Me dice que de ese autor no tienen nada y yo protesto de nuevo porque acabo de tropezarme con Las muertas en el tapanco. Por ese título, podemos rastrear al autor.
- Ibargüengoitia, con diéresis - repito, desconfiada.
- Sí, sí; aquí me aparece con diáresis.
Pero de pronto la señorita se queda mirando fijamente a la pantalla de su compu. Le susurra algo a una compañera que juega Solitario en otra máquina: sí, el nombre del autor no estaba bien escrito. ¿Y mis libros?
- Entonces sí puede que haiga más - comenta la segunda empleada.
"Irbabuengoitia" tendrá que esperar. Lo mismo Bruno Traven, sobre quien la segunda señorita y yo tenemos una profunda y variada conversación.
Ella: ¿Es mexicano?
Yo: Sí.
Ella: Es mexicano.
Yo: Sí.
Ella ¡Es mexicano!
Yo: Sí.
Ella: ¡Es MEXICANO!
Yo: ...
Total, que el único ejemplar de Canasta de cuentos mexicanos que tienen ahí está en Braille, dicen, y parece imposible que haya otro. ¿A lo mejor el título salió así, en edición exclusiva...?

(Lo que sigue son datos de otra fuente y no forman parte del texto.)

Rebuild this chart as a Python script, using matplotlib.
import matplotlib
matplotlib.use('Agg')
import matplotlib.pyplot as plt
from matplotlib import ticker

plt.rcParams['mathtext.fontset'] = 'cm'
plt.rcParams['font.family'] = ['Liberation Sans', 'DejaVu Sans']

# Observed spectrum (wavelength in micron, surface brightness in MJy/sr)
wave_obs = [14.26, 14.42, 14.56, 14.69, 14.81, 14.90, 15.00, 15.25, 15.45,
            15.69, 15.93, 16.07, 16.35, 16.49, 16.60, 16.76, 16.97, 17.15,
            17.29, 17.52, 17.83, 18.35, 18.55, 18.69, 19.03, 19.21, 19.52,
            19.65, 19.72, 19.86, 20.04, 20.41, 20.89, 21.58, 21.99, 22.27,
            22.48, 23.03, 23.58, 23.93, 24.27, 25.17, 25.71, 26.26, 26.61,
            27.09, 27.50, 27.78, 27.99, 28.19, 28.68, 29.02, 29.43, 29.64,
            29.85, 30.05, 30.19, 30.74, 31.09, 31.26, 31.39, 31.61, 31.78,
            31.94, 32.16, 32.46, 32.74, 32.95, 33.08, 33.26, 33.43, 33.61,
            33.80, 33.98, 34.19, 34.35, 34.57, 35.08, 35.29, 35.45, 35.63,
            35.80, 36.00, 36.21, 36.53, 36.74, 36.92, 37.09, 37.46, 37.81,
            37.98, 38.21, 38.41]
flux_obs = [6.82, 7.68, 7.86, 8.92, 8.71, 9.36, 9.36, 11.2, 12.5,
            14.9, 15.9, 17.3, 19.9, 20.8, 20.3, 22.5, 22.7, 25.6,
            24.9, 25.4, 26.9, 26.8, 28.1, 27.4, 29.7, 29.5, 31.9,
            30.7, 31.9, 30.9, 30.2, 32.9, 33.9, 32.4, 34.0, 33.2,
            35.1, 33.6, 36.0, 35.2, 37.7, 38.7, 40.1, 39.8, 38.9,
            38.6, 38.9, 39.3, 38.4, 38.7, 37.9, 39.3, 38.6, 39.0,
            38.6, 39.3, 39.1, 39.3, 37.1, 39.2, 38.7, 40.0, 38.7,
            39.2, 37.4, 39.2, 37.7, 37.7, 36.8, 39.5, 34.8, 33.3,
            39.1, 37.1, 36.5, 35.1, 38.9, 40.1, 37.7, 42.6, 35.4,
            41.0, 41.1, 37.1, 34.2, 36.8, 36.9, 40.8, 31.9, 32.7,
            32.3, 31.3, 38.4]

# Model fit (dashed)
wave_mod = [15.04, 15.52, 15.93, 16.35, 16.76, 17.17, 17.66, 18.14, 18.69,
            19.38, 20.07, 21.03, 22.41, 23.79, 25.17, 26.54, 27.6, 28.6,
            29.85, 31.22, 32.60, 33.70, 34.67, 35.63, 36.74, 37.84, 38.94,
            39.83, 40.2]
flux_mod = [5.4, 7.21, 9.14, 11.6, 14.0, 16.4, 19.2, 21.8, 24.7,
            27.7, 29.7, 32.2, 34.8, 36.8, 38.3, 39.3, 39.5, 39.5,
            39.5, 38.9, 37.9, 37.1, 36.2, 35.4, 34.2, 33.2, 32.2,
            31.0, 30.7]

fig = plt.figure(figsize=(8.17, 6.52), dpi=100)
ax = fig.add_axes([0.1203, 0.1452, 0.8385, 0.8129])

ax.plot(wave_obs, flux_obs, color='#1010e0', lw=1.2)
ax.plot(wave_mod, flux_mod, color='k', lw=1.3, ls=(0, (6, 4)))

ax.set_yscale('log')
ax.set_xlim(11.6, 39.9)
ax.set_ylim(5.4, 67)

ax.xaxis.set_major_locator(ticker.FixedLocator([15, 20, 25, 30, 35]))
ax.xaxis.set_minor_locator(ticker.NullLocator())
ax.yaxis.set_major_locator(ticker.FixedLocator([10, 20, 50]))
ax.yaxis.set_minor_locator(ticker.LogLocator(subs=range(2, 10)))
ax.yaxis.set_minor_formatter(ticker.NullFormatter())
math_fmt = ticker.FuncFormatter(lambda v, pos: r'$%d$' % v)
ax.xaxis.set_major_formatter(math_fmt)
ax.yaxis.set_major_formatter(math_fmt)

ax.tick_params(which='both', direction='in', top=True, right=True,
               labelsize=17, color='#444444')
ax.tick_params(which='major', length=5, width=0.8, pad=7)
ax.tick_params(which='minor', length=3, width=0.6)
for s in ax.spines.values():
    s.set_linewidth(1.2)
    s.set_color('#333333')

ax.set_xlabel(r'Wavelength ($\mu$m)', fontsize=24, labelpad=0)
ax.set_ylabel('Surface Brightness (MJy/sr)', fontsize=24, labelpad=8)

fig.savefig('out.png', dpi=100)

He hecho lo que pude. Como a las cinco y media de la tarde salgo a recargar las neuronas con una mini hamburguesa, porque no hay más y porque ya no se me antoja el chai helado con el que planeaba auto-recompensarme los esfuerzos. El dolor de cabeza no se me quita. Les hecho una última mirada a todos las personas de la biblioteca que me ayudaron/estorbaron, y aunque digo "gracias" en voz suficientemente alta no parecen darse por enterados; el señor con mal aliento no se ve por ningún lado; la señora amable/aprovechada anda metidísima en la plática con alguien de las fotocopiadoras; una de las dos chicas de la base de datos lee una TVNotas y la otra continúa con su juego de Solitario. Tienen las dos tal expresión de felicidad beatífica, seguramente que contrasta todo lo posible con la de una servidora (¿quién no? Ellas tuvieron cerca de un mes de vacaciones, de seguro pagadas), que de pronto me pongo a considerar si no me convendría conseguirme un trabajo de burócrata.